Anfang Oktober liegen die mit Spannung erwarteten Arbeitslosen-Zahlen für September vor: 4308097 lautet der aktuelle Stand.
Daraus folgt eine gute und eine schlechte Nachricht. Die
gute: Der Herbst hält auch in diesem Jahr, was Jagoda
schon Anfang September in Aussicht gestellt hat. Die
Belebung der Konjunktur
macht sich in einem
Rückgang der Arbeitslosen um 64000 geltend – im Vergleich
zum August 97. Die schlechte Nachricht: Im Vergleich zum
September des vergangenen Jahres muß jedoch ein
Zuwachs der Arbeitslosen um 459600
registriert
werden. Das Ganze läßt sich auch umdrehen: Zwar gibt es
einen Zuwachs zum Vorjahr, aber eine Abnahme zum
Vormonat… Wie auch immer: Die Zahl ist groß, aber
relativ. Der Chef der Bundesanstalt für Arbeit kann also
zusammenfassend festhalten:
„Es bahnt sich eine veränderte Lage an, allerdings kann noch nicht von einer regelrechten Trendwende gesprochen werden…“
Und woran liegt das? Im wesentlichen an dem Dilemma der
gespaltenen Konjunktur
, das wir bereits vom August
des Jahres kennen. Denn bei exakter Aufschlüsselung
stellt sich heraus:
„In den alten Ländern ging die Arbeitslosigkeit im September um 58000 auf 2,933 Millionen zurück. In den neuen Ländern sank sie dagegen nur um 5500 auf 1,375 Millionen.“
Womit ja wohl glasklar ist, daß, wenn die
Arbeitslosenzahlen im deutschen Osten genauso gesunken
wären wie in den westlichen Landesteilen, wir zwar
wahrscheinlich immer noch ein
September-Rekordniveau
zu bedauern hätten, aber
schon viel fundierter von einer regelrechten
Trendwende
sprechen könnten… Vielleicht wird’s ja was
im Oktober. Bis dahin bleibt der Trost, daß die
Nürnberger Bundesanstalt alles im Griff hat. Und zwar
sowohl was die absolute und prozentuale Berechnung der
nationalen Arbeitslosenzahlen und ihrer Veränderung
betrifft, als auch in finanzieller Hinsicht. Denn auch
wenn aufgrund der neuen Daten nun eine
Jahresarbeitslosenzahl von 4,4 Millionen statt – wie
vorausgesagt – 4,3 Millionen erwartet wird
, können
wir alle
in unserer Eigenschaft als heimliche
Bundesfinanzminister aufatmen:
„Nach Angaben der Bundesanstalt wird deshalb aber kein zusätzliches Geld aus Bonn gebraucht“.
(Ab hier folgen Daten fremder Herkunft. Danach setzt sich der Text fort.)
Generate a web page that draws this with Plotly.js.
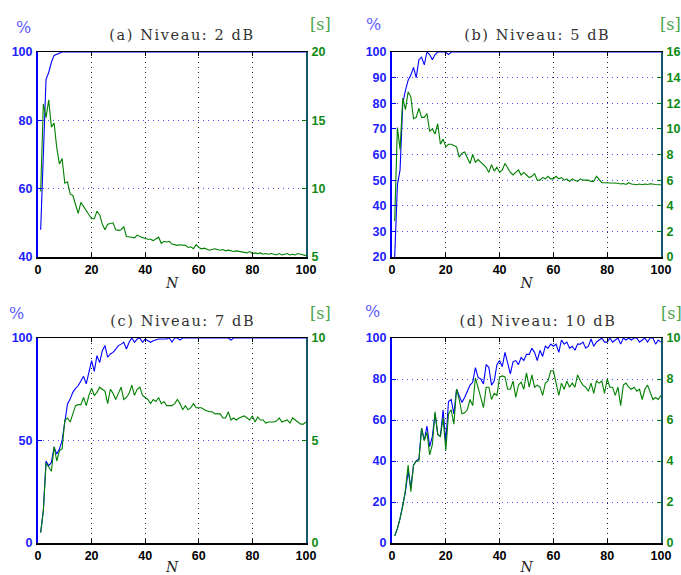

Hoffnung spendet überdies einmal mehr der Bundeskanzler.
Der hält unverdrossen an seiner Entscheidung fest, daß
sich die Zahl der Arbeitslosen bis zum Jahr 2000
halbieren läßt. Dafür nimmt er Politik, Wirtschaft und
Gewerkschaften
in die Verantwortung, so daß
eigentlich keine nennenswerte Instanz übrigbleibt, die
dagegen sein könnte. Daß das Ziel erreichbar ist, zeigt
ein Blick in die Vergangenheit, in der auch schon mal
Arbeitsplätze entstanden
sind – warum sollte das
nicht wieder klappen? Zwar reicht dafür das
Wachstum
nicht, weiß Kohl. Aber er weiß auch Abhilfe:
„Auch strukturelle Änderungen sind nötig.“
Im November wissen wir dann, ob sie sich anbahnen…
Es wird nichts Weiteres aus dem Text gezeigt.